__Data section__.
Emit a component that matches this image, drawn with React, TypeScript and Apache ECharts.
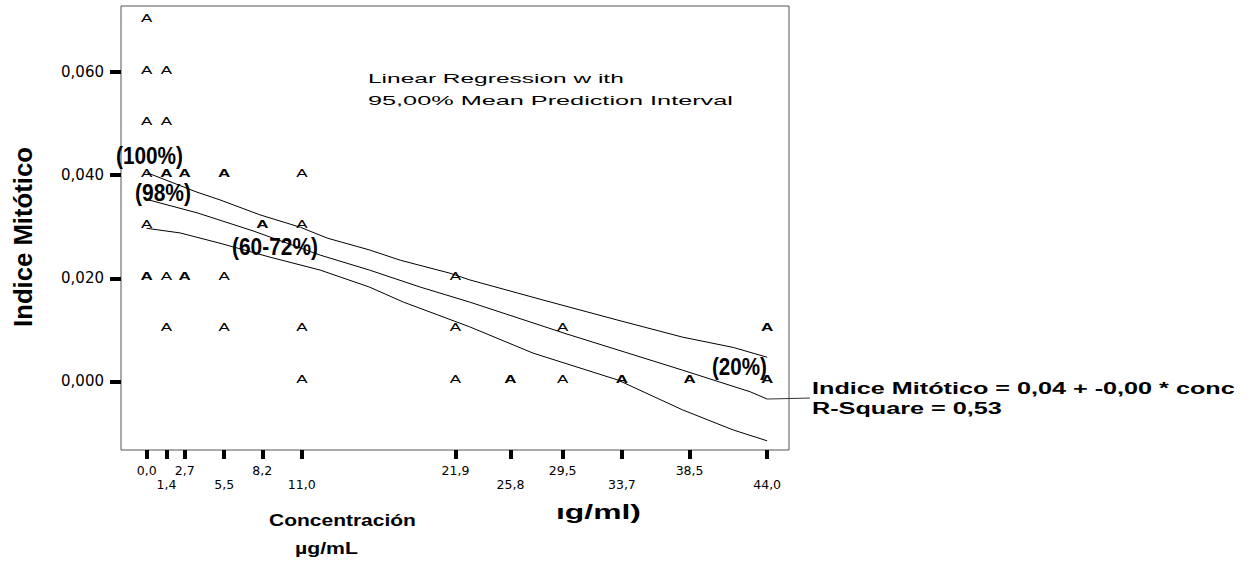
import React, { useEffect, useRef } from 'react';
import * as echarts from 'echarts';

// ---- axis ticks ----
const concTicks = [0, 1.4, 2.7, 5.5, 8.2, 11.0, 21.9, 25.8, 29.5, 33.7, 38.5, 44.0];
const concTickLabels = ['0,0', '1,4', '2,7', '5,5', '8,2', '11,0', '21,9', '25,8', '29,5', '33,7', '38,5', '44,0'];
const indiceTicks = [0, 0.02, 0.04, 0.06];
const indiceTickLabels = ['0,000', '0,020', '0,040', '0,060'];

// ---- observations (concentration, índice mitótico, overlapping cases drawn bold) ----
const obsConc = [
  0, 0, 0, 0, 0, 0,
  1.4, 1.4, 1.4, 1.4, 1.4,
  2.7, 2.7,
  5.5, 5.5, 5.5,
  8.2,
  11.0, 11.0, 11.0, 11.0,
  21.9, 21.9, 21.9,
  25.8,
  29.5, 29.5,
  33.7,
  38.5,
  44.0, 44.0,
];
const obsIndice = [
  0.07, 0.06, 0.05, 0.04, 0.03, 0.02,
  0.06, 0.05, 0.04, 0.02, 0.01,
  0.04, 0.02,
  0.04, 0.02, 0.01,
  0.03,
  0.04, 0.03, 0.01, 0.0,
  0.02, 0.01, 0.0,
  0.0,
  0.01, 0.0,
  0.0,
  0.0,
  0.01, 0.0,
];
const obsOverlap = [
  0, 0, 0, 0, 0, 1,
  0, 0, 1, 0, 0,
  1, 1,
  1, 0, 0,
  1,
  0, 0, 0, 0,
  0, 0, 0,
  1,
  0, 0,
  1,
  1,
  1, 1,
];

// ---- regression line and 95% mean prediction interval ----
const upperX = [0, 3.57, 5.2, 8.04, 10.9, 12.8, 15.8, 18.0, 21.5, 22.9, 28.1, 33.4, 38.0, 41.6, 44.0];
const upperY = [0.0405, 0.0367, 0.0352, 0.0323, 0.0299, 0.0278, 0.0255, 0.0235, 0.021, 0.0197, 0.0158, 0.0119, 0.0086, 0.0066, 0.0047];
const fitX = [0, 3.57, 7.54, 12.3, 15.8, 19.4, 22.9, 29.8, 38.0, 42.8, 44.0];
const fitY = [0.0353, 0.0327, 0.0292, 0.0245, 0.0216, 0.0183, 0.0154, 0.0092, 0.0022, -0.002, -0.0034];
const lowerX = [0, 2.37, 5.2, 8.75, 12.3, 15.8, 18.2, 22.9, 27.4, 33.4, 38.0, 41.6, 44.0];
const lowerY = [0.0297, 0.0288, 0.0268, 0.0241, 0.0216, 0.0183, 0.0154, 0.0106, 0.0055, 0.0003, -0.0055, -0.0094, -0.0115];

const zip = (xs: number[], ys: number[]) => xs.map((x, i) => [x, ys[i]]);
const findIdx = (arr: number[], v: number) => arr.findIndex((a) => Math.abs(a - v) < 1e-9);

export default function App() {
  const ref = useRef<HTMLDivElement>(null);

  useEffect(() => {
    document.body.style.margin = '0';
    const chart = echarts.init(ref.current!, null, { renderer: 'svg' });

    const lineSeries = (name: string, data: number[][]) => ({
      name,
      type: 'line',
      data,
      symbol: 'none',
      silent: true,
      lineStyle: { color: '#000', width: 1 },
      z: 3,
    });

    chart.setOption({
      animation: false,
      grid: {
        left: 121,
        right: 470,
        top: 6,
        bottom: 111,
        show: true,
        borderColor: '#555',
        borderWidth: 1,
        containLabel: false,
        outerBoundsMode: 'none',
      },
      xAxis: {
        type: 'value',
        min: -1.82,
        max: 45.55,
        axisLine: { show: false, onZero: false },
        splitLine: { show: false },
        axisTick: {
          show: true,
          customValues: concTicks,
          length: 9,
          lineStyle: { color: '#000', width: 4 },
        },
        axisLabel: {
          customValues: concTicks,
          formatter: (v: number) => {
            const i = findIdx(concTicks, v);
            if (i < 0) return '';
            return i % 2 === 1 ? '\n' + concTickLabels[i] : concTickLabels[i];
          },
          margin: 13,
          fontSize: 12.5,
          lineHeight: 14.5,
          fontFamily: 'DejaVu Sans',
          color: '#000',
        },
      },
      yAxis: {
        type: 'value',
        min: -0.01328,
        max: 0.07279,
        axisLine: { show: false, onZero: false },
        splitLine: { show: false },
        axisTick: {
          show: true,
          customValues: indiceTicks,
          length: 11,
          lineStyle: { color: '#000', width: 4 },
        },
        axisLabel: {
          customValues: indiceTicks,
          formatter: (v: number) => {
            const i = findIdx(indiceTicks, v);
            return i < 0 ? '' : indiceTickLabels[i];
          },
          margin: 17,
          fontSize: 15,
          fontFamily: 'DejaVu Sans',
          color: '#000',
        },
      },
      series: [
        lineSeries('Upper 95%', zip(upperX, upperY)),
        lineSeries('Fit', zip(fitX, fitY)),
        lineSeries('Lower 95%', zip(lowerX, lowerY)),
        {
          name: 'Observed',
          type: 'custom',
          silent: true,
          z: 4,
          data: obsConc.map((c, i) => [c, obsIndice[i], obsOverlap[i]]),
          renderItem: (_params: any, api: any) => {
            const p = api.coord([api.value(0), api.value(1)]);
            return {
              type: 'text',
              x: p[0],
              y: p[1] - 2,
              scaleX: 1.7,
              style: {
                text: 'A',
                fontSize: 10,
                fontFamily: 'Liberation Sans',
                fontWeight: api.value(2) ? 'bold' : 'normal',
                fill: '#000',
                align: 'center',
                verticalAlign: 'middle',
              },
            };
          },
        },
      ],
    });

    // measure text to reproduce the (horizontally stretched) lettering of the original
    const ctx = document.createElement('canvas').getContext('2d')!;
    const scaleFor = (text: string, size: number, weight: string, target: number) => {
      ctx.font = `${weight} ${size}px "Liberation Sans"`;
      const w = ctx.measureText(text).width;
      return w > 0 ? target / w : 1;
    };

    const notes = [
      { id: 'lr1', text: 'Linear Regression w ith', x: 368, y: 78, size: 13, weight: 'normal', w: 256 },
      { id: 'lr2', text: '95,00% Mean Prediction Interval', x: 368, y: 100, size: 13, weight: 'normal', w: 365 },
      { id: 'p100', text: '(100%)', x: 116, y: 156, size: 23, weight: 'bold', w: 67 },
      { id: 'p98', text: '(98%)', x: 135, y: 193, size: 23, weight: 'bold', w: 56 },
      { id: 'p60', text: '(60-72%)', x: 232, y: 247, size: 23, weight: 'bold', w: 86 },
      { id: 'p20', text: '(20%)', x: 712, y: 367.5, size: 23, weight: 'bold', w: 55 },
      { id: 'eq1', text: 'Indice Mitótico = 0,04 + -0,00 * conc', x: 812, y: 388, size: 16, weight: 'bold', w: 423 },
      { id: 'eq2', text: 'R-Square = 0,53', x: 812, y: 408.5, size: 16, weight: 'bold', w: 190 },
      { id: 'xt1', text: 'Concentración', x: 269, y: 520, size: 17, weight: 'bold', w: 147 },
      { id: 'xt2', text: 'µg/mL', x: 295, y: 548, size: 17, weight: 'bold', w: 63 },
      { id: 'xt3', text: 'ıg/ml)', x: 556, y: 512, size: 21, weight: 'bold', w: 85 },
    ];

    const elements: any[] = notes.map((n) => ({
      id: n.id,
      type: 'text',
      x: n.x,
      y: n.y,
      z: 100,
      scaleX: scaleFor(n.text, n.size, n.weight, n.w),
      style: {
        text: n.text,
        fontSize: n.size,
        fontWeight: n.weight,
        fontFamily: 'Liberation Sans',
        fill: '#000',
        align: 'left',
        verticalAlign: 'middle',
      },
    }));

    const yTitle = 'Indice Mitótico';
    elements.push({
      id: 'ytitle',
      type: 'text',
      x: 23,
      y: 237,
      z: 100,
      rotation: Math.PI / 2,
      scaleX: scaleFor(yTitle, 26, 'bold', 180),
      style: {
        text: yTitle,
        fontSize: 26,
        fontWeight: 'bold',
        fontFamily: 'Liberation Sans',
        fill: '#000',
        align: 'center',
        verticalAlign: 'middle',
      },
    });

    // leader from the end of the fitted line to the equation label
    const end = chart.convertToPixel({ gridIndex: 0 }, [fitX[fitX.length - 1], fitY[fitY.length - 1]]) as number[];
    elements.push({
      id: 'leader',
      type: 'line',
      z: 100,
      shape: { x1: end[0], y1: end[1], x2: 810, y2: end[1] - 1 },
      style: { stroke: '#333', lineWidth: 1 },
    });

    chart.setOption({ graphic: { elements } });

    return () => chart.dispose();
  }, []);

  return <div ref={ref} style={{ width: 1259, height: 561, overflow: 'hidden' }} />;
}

* * *

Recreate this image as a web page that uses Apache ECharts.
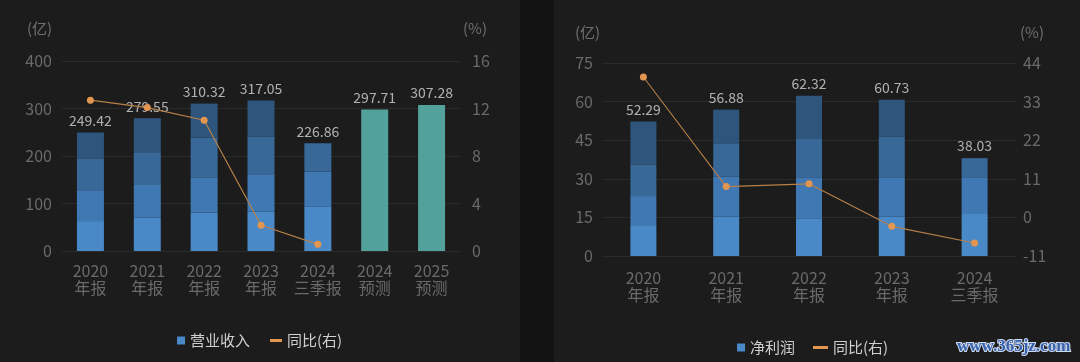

__Objective__. Determine the number of lines containing "Apache". Write only that number.

__Final result__. 2